Observamos con preocupación una disminución de la cobertura de vacunas a nivel mundial, lo que ha llevado a la reaparición o aumento de enfermedades que estaban controladas y que podemos volver a controlar si se recuperan las coberturas necesarias. Esta situación es alertada tanto desde los ministerios de Salud de muchos países, como desde organizaciones transversales como la OMS y la UNICEF, entre otras. En efecto, la UNICEF alertó recientemente que “por primera vez en 30 años, estamos asistiendo al mayor retroceso continuado de la vacunación infantil”.
La pandemia del Covid-19 no ha terminado y no tiene fecha de expiración. Sin embargo, desde médicos y científicos a ciudadanos de a pie, sabemos que no tiene las condiciones de gravedad iniciales, que nos llevó a extensas cuarentenas y duras medidas de cuidado. También sabemos que el presente no hubiera sido tal, sin la vacunación, un tema que sigue escalando en la discusión pública y que resulta clave para abordar en los equipos de salud.
Sin lugar a dudas, las vacunas han sido y son una de las medidas de Salud Pública más relevantes, debido a su efectividad y seguridad. Su uso masivo ha permitido prevenir enfermedades, secuelas graves y muertes, tanto en niños -donde se observa el mayor impacto-, como en adultos de todas las edades. Enfermedades que generaban grandes epidemias en el pasado han dejado de ser una amenaza gracias a las inmunizaciones: Viruela, Sarampión, Poliomelitis, Hepatitis B, Meningitis Meningocócica, por nombrar algunas. La evidencia es incontrarrestable.
Las vacunas actúan tanto a nivel individual como a nivel poblacional; protegen a quien recibe la inmunización y -si se alcanza una cobertura poblacional suficiente- resguardan también a la población susceptible, al crear una “barrera” en la transmisión del agente infeccioso. Esta es la llamada “inmunidad del grupo” o “inmunidad colectiva” (“herd immunity”): mientras menos individuos vacunados haya, la barrera se debilita y, por tanto, las posibilidades de contagio aumentan.
La seguridad de las vacunas también ha sido evaluada y demostrada por múltiples estudios. Sabemos que, como en todo medicamento o intervención sanitaria, siempre existe un riesgo de efectos secundarios, pero la aparición de eventos serios es muy baja y el riesgo de la enfermedad es mucho mayor.
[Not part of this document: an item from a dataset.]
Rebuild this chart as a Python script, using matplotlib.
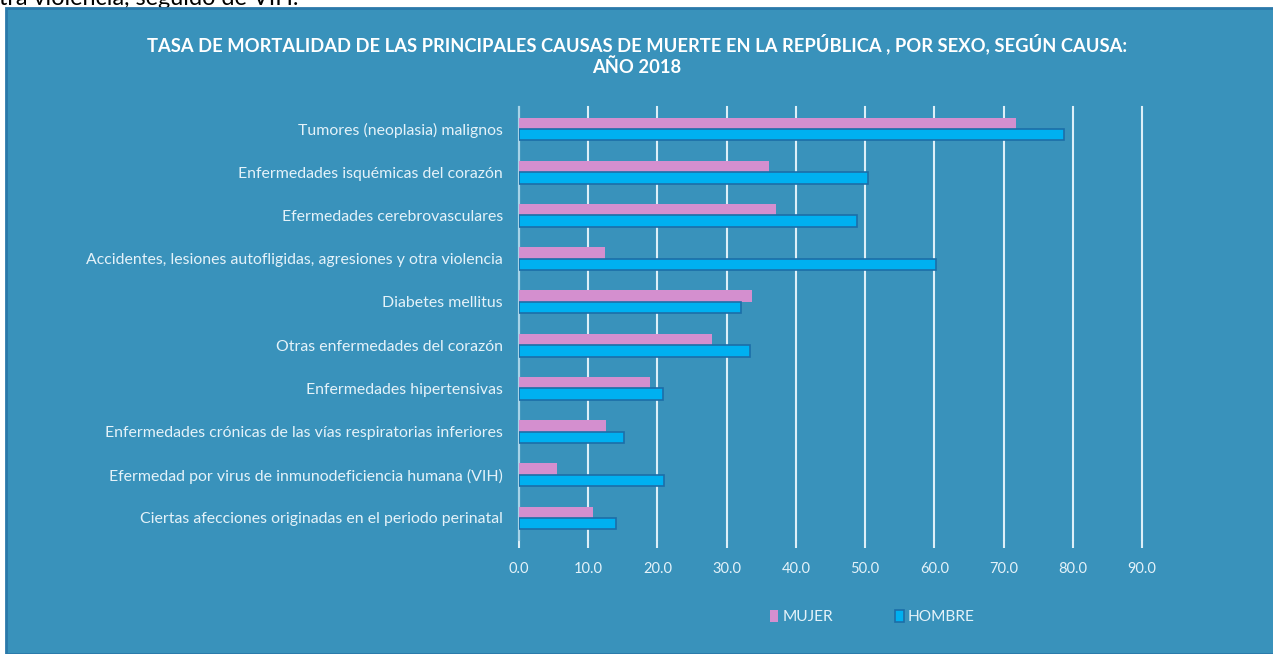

Si lo ponemos en una balanza, los beneficios de prevenir enfermedades al recibir una vacuna son mucho mayores que sus posibles efectos secundarios. Además, las vacunas son los productos farmacéuticos a los que se les exigen los estándares de seguridad más altos.
Pese a todo lo anterior, observamos con preocupación una disminución de la cobertura de vacunas a nivel mundial, lo que ha llevado a la reaparición o aumento de enfermedades que estaban controladas y que podemos volver a controlar si se recuperan las coberturas necesarias. Esta situación es alertada tanto desde los ministerios de Salud de muchos países, como desde organizaciones transversales como la OMS y la UNICEF, entre otras. En efecto, la UNICEF alertó recientemente que “por primera vez en 30 años, estamos asistiendo al mayor retroceso continuado de la vacunación infantil”.
Esta disminución obedece a múltiples factores, incluyendo condiciones económicas de los países y los efectos de la pandemia de Covid-19, pero quisiera centrarme en el rol de la desinformación y falsas creencias respecto de la necesidad y seguridad de las vacunas, alimentadas por algunos grupos e incrementadas en redes sociales.
El rol de los especialistas en salud como agentes de información a sus pacientes es clave para seguir previniendo enfermedades, secuelas y muertes, impulsando la adecuada cobertura de las vacunas incluidas en los programas nacionales y las vacunas recomendadas para grupos de riesgo, sin olvidar tampoco las vacunas del viajero, tan necesarias en nuestro mundo globalizado. Así, ayudaremos a las personas a contrarrestar la desinformación y tener vidas más largas, sanas y felices.